For the sake of interest, I found an extensive
YouTube interview with the film's director, Cassie Jaye. I'm going to assume that the host doing the interview was himself an MRA (looking at his other content, I'm guessing he's a Bill Maher-style libertarian, but I didn't peruse anything further), or at least really sympathetic to the cause judging by the softball questions he was lobbing to her, but I have no reason to doubt the director's authenticity in her responses.
A few things I noticed:
-She has a weird understanding of feminism. First, she seems to believe that feminism only really became "mainstream" with in the past 10 years or so with the rise of social media, and prior to that point, calling yourself a feminist or believing a lot of the things she seems to think feminists believe wasn't really all that common. She likens feminism to a religion, though the only question that really throws her is when the interviewer asks her to define feminism, which she's unable or unwilling to do, though she does say (at an earlier point) that feminism is not simply a belief in equality of rights between men and women, but rather a particular ideological position (though she doesn't ever specify what that ideology is). I'm not really sure how to resolve the contradiction here, and she's never pressed to do so. A better interviewer would have explored this further.

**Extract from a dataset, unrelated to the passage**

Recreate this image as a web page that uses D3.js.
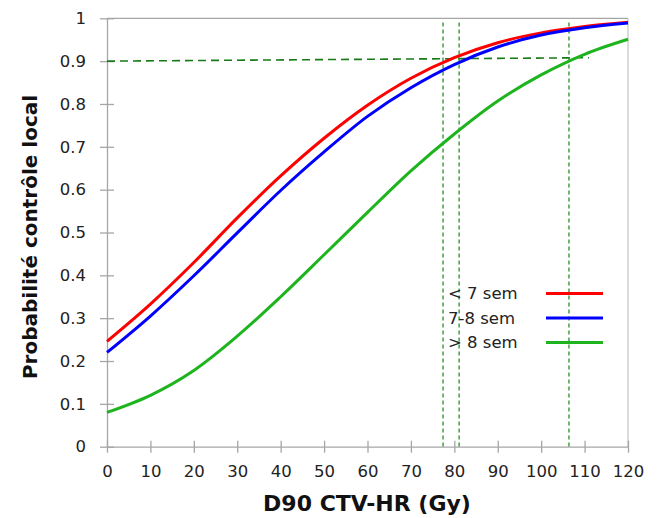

-Her views on MRAs are extremely sympathetic. She claims to have never read or experienced any misogyny on any of the MRA websites she visited or any of the people she interviewed, though she allows that the men who write on these cites are sometimes uncouth, but claims that a lot of what people believe is misogyny on these sites is either attempts at humor or irony, if not outright distortions by the media who bother to actually report on MRAs. This latter point is illustrated by a favorable anecdote about Paul Elam. So definitely no commentary on misogyny in the movement, as she claims it doesn't exist. The most generous interpretation I can give to this is that she's basically saying that she's seeing a hatred of feminism, but not a hatred of women or women's rights, which are entirely different things.
-As I noted in my earlier post, the specific issues that MRAs claim to want to deal with don't seem particularly unreasonable--she mentions differences in male/female suicide rates, service deaths and the draft, prison rape, etc., which all same perfectly legitimate topics to be concerned about. What seems to have really seeped into her thinking is that even if it is not the cause of, at least the main impediment to, resolving any of these issues is feminism, and most of what is discussed is framed in that lens. This again, despite the fact that she isn't really able to clearly identify (at least in the interview) what feminism actually is or what it stands for, beyond its role in suppressing the MRA movement.
It sounds like that's really the gist of the movie.